On the blade servers that act as the proxies, their Virtual Connect Profiles are setup as follows:
NIC 1 ---> Force same vlan mapping as Shared Uplink Set 1 ---> Network from Shared Uplink Set 1
NIC 2 ---> Force same vlan mapping as Shared Uplink Set 2 ---> Network from Shared Uplink Set 2
Within Windows 2012 R2 we then create a Network Team using both 10GbE network adapters and set the load balancing mode to switch independent (this is because the blade servers cannot establish a port-channel with the virtual connects or the upstream cisco switch, the virtual connects create that port-channel).
The only downside we have to this configuration is that if one of the virtual connects is offline or fails then the blade servers report a loss of one of their nics and that nic can't see its traffic to the other virtual connect modules.
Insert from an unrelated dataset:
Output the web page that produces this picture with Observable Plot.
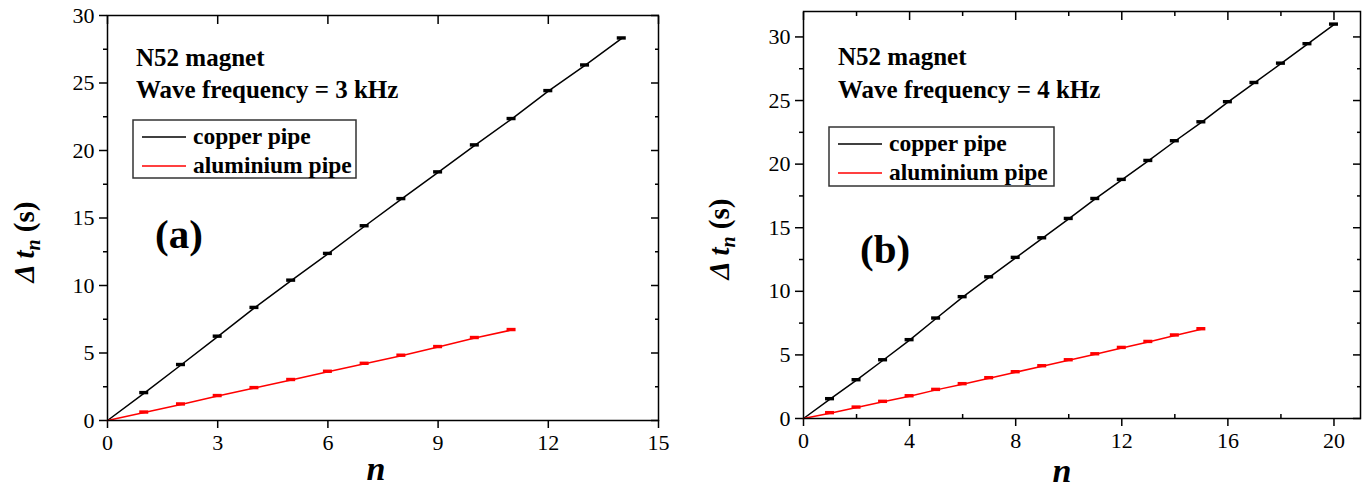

But I see this is a low-risk or even not a risk at all because if a virtual connect goes down in an Active/Standby configuration you are still only getting the throughput of one module anyway, and even when everything is happy and online you still only get that. Maximum performance whilst still having redundancy is what I go for.
Hope that helps ... sorry for the wall of text. It's kinda hard to explain this setup quickly
The last point I wanted to make was that all of my backup jobs use the Forward Incremental processing mode and we perform an Active Full every Friday. We have approximately 25TB of VMs we backup with the above setup and we achieve this quite easily inside 4-5 hours each night for incremental job runs, and usually within 14 hours for a full backup every Friday night. The only exception is our 6.4TB Exchange 2013 Mailbox Server VM which takes about 20-24 hours to complete a full backup, however some of this time is usually spent waiting for resource availability due to the concurrency limits. We have no concerns with this.
We also have the exact same setup at another datacentre (we try to ensure our datacentres are replicas of each other) and we have the exact same experience at this other site as well so it's not something we've fluked, the setup so far appears solid.